Na BA3, pouco depois de saírem do almoço no refeitório, e reagindo às primeiras notícias que se ouvem sobre o que se estava a passar em Lisboa, os soldados instruendos decidem revoltar-se e passar à acção. Um grupo de largas dezenas de soldados cerca o edifício do comando, guardado por civis armados, onde se encontravam os conspiradores. Perante a situação, o comandante da unidade sai para dialogar com os instruendos e apaziguar os ânimos. Mas, ao aperceber-se de que estão a ser arrombados os porta-bagagens das viaturas que transportaram o general e a sua comitiva ali estacionadas, e do alarido provocado pela descoberta de armas, foge para dentro do edifício. No porta-bagagens do Mercedes preto que transportara Spínola, entre outras coisas, são descobertas umas barbas postiças e folhas de A4 manuscritas com o discurso que o general deveria fazer ao País caso o golpe tivesse tido êxito.
«Há 50 anos, alguns dias antes do 11 de Março de 1975, dois oficiais spinolistas vindos de Madrid (Nuno Barbieri e Carlos Rolo) espalham o boato de que os comunistas se preparam para matar Spínola e centenas de militares e civis, incluídos numa suposta lista de contra-revolucionários.»
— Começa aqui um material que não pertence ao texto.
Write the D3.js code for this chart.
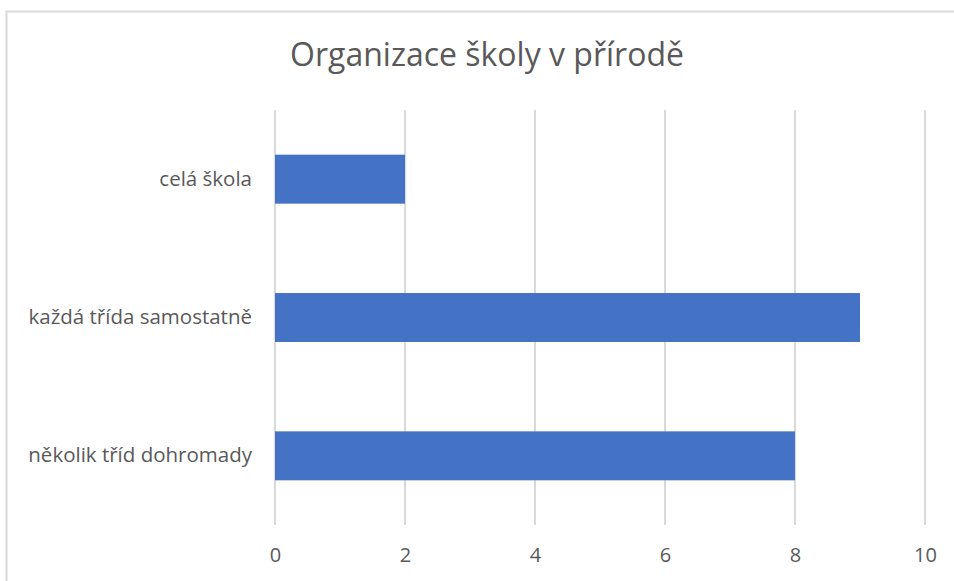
<!DOCTYPE html>
<html>
<head>
<meta charset="utf-8">
<script src="https://cdn.jsdelivr.net/npm/d3@7"></script>
<style>
  body { margin: 0; background: #fff; }
  text { font-family: "Open Sans", sans-serif; fill: #595959; }
</style>
</head>
<body>
<div id="chart"></div>
<script>
// data
var categories = ["celá škola", "každá třída samostatně", "několik tříd dohromady"];
var values = [2, 9, 8];
var xTicks = [0, 2, 4, 6, 8, 10];
var title = "Organizace školy v přírodě";

var W = 954, H = 581;
var margin = {top: 110, right: 29, bottom: 56, left: 275},
    width = W - margin.left - margin.right,
    height = H - margin.top - margin.bottom;

var svg = d3.select("#chart")
  .append("svg")
    .attr("width", W)
    .attr("height", H);

// chart frame
svg.append("rect")
  .attr("x", 6.5).attr("y", 11.5)
  .attr("width", 960).attr("height", 600)
  .attr("fill", "none")
  .attr("stroke", "#d9d9d9")
  .attr("stroke-width", 2);

svg.append("text")
  .attr("x", 487).attr("y", 66)
  .attr("text-anchor", "middle")
  .style("font-size", "32px")
  .text(title);

var g = svg.append("g")
  .attr("transform", "translate(" + margin.left + "," + margin.top + ")");

var x = d3.scaleLinear()
  .domain([0, 10])
  .range([0, width]);

var y = d3.scaleBand()
  .domain(categories)
  .range([0, height])
  .paddingInner(0.646)
  .paddingOuter(0.323);

// gridlines
g.selectAll("line.grid")
  .data(xTicks)
  .enter().append("line")
    .attr("class", "grid")
    .attr("x1", function(d) { return x(d); })
    .attr("x2", function(d) { return x(d); })
    .attr("y1", 0)
    .attr("y2", height)
    .attr("stroke", "#d9d9d9")
    .attr("stroke-width", 2);

// bars
g.selectAll("rect.bar")
  .data(values)
  .enter().append("rect")
    .attr("class", "bar")
    .attr("x", x(0))
    .attr("y", function(d, i) { return y(categories[i]); })
    .attr("width", function(d) { return x(d) - x(0); })
    .attr("height", y.bandwidth())
    .attr("fill", "#4472c4");

// x axis
var xAxis = g.append("g")
  .attr("transform", "translate(0," + height + ")")
  .call(d3.axisBottom(x).tickValues(xTicks).tickSize(0).tickPadding(23));
xAxis.select(".domain").remove();
xAxis.selectAll("text").style("font-size", "20px").attr("fill", "#595959");

// y axis
var yAxis = g.append("g")
  .call(d3.axisLeft(y).tickSize(0).tickPadding(23));
yAxis.select(".domain").remove();
yAxis.selectAll("text").style("font-size", "20.5px").attr("fill", "#595959");
</script>
</body>
</html>
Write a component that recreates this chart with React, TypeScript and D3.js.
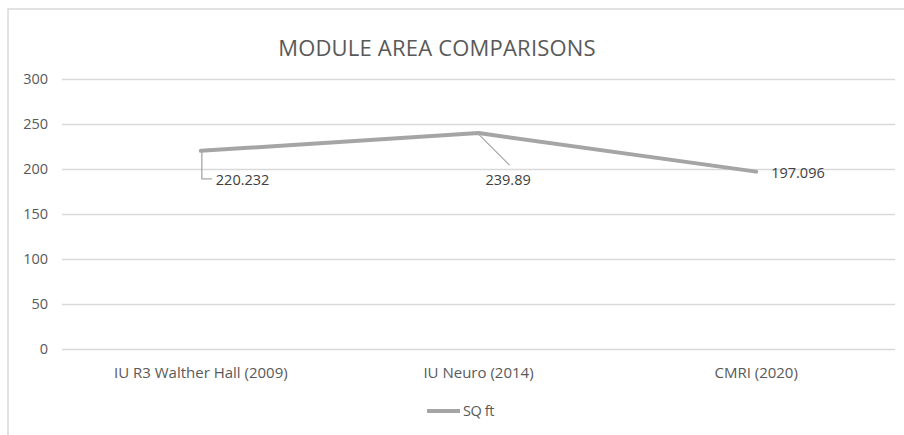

Os soldados, sem armas, organizaram-se, e, enquanto uns se mantiveram no cerco ao edifício do comando, outros concentram-se junto aos portões da unidade evitando entradas e saídas da unidade. Na porta de armas, um helicanhão pilotado pelo major Mira Godinho procura intimidar, sem êxito, os soldados ali concentrados. Pouco depois chega um camião Unimog com pára-quedistas, comandados pelo capitão António Ramos, para proteger os conspiradores. Após um debate acalorado com os soldados que impedem a abertura dos portões, os páras acabam por regressar ao seu regimento (RCP). Entretanto, um Volkswagen carocha vermelho deambulava pela unidade tentando sair. Acabou por ficar encurralado por um grupo de soldados e os seus ocupantes, general Tavares Monteiro e os pilotos que tinham atacado o RAL1, os majores Arantes e Oliveira e Neto Portugal (cunhado de Ramalho Eanes e condutor da viatura), foram apanhados à mão, literalmente. Foram salvos de males maiores pelo sargento Vintém, que estava armado e se impôs, conseguindo conduzir os oficiais à prisão da unidade em relativa segurança. Como paga, mais tarde, a Força Aérea afastá-lo-á!
Entretanto, como os soldados não arredassem pé no cerco ao edifício do comando, a certa altura surgem dois oficiais da Escola Prática de Cavalaria para os convencer a desmobilizar: o segundo comandante, tenente-coronel Ricardo Durão, e o capitão Salgueiro Maia, que faria as despesas da conversa. Uma intervenção que não foi muito bem recebida, e entendida como uma tentativa de proteger Spínola. Aliás, entre os praças ainda se ouviram vozes, a falar em cumplicidade e a sugerir a prisão do capitão de Abril, prontamente abafadas.
Cerca das 17h, quando os altifalantes da unidade faziam eco do pedido do MFA para que os militares da BA3 se revoltassem e interviessem junto dos conspiradores, estes já estavam detidos e haveriam de seguir para Lisboa onde seriam presos. Com excepção de Spínola e da sua comitiva, que da BA3 foram para o regimento de pára-quedistas e daí fugiram para Espanha.
Se o golpe tivesse triunfado, o general Spínola teria assumido plenos poderes, proclamaria o estado de sítio, suspenderia as liberdades, adiaria as eleições para a Assembleia Constituinte marcadas para Abril e anunciaria para Novembro eleições em que, de uma só vez, o povo escolheria o Presidente da República, a Constituição e os deputados da Assembleia Nacional. Não haveria Assembleia Constituinte, conforme o rascunho apreendido na altura do golpe.
Spínola regressaria a Portugal e seria «perdoado», era então Ramalho Eanes Presidente da República e Mário Soares primeiro-ministro. Mais tarde, já como Presidente da República, Mário Soares nomeia António de Spínola como chanceler das Antigas Ordens Militares, e condecora-o com «as insígnias da Grã-Cruz da Ordem Militar da Torre e Espada, pelos feitos de heroísmo militar e cívico e por ter sido símbolo da Revolução de Abril e o primeiro Presidente da República após a ditadura».
Estava derrotado o golpe de 11 de Março, mas não a contra-revolução. Algum tempo mais tarde, em «meados de Julho», como nos relata o historiador José Freire Antunes (antigo deputado e dirigente do PPD/PSD) no livro O segredo do 25 de Novembro, o então major Ramalho Eanes, usando o nome de «João Silva», faz um contacto telefónico com o tenente-coronel Tomé Pinto, que se encontrava na segunda repartição do Estado-Maior do Exército. Estava dado o pontapé de saída para a constituição do «Grupo Militar» que haveria de promover o golpe do 25 de Novembro.